Rensselaerswyck had never made a profit in its first half century of existence. Maria and her son Kiliaen (the second lord of the manor) came up with the idea that, instead of granting leases for a particular number of years, which did not encourage the renters to keep up the property or stay there, they would instead grant lifetime leases, transferrable by will. In effect the tenants thereafter had all the privileges of full ownership, including the right to subdivide a holding among heirs, or sell off a portion, and to have the landowner's right to vote, the only restriction being that a small fee was due to the patroon each year, usually 2 to 4 bushels of wheat (the amount depending upon the size of the farm), and one or two fat fowl, as well as a day's labor on some public works project selected by the colonial director.

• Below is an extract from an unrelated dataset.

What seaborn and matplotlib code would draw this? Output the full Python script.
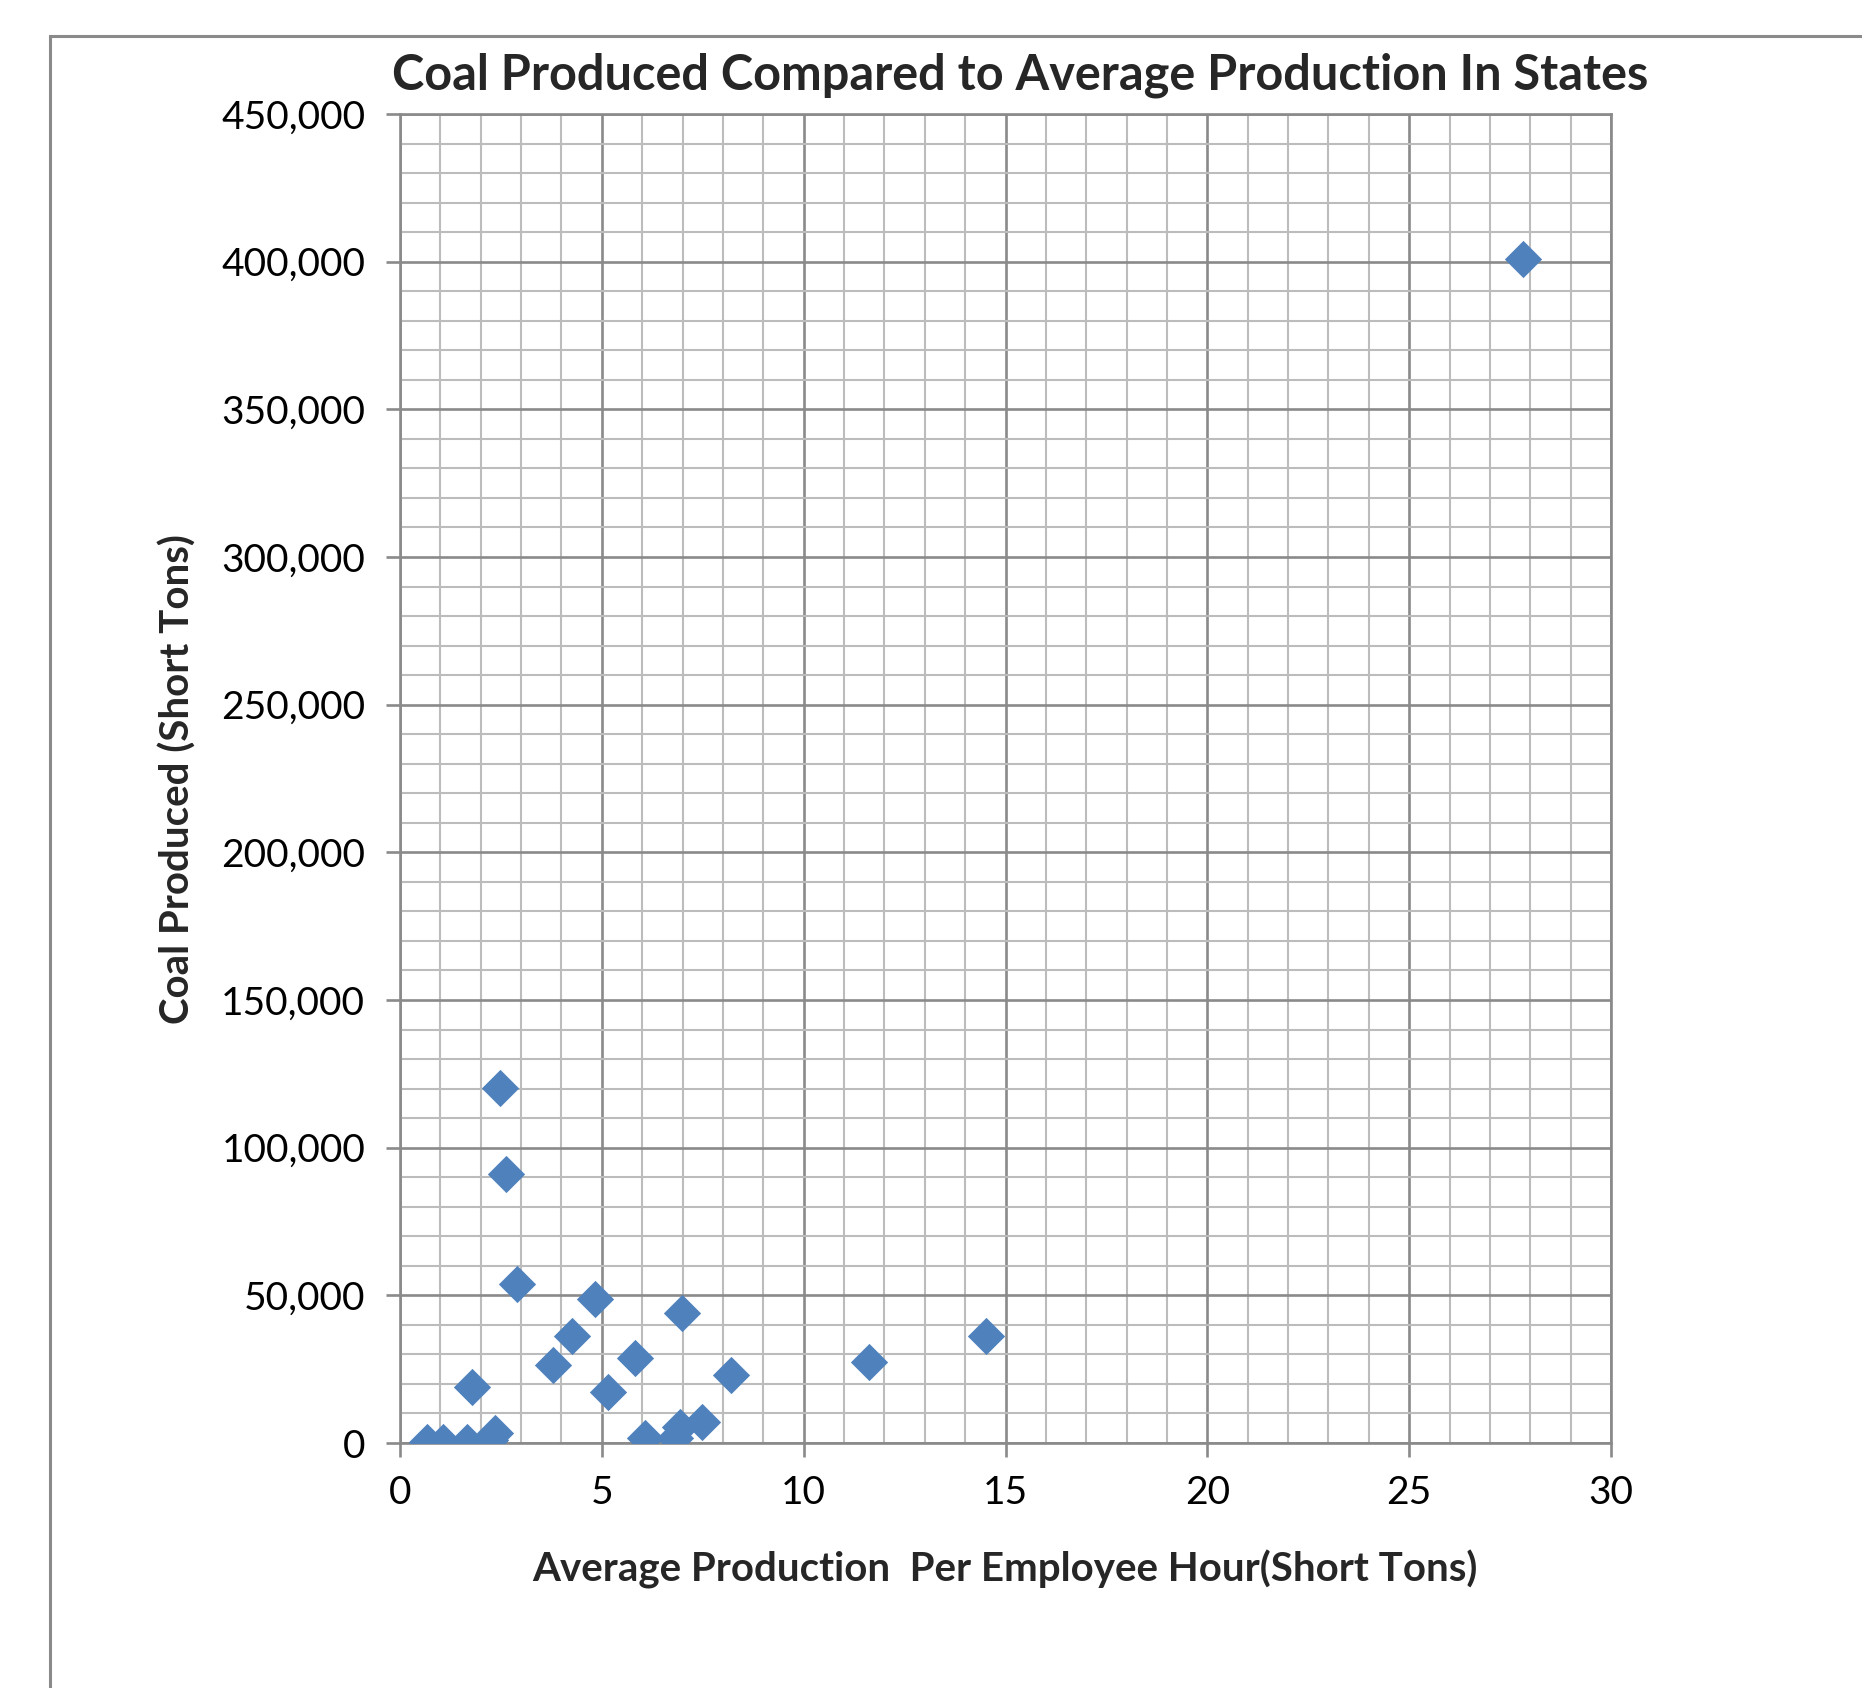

The van Rensselaers would provide the buildings, equipment, and livestock, with the offspring from the livestock to be divided equally between farm operator and the manor. This was a very attractive opportunity to people who lacked the wherewithal to operate anything but the meanest little farm, and the population of the manor grew rapidly thereafter. This would continue until the early nineteenth century, when New England settlers of the stony farms in the hill towns on both sides of the river found the annual rents a burden they could do without, and refused to either pay the rents or leave the lands they were leasing. Eventually the van Rensselaers won their case in the New York courts, establishing that the anti-rent provisions in the 1846 state constitution did not apply to their operations, but then rather than continue the annoyance, they sold off the farms, giving the current occupant first refusal. This was largely completed during the 1860s, but some farms were still paying rents in the 1930s.

 

It is fair to say that the development of the Hudson Valley was much retarded by the lack of free land, most of the best land having been taken up in the colonial manors whose leases were generally not attractive. However, the idea that Albany was a sleepy Dutch backwater is not exactly true, though the town was not always as bustling as New England towns. It was the staging area for English and American armies in the various colonial wars against French Canada, so that there was frequent contact witb soldiers and merchants from the other colonies and from Great Britain, and some of the visitors would remain and make Albany their home. During the Revolutionary War, Albany was the northern frontier's staging area for American armies fighting the British. During the ensuing early years of the young Republic, there was a great influx into the nearby countryside of land-starved New England farmers, while their enterprising cousins, the merchants, settled in Albany itself and the pace of life quickened.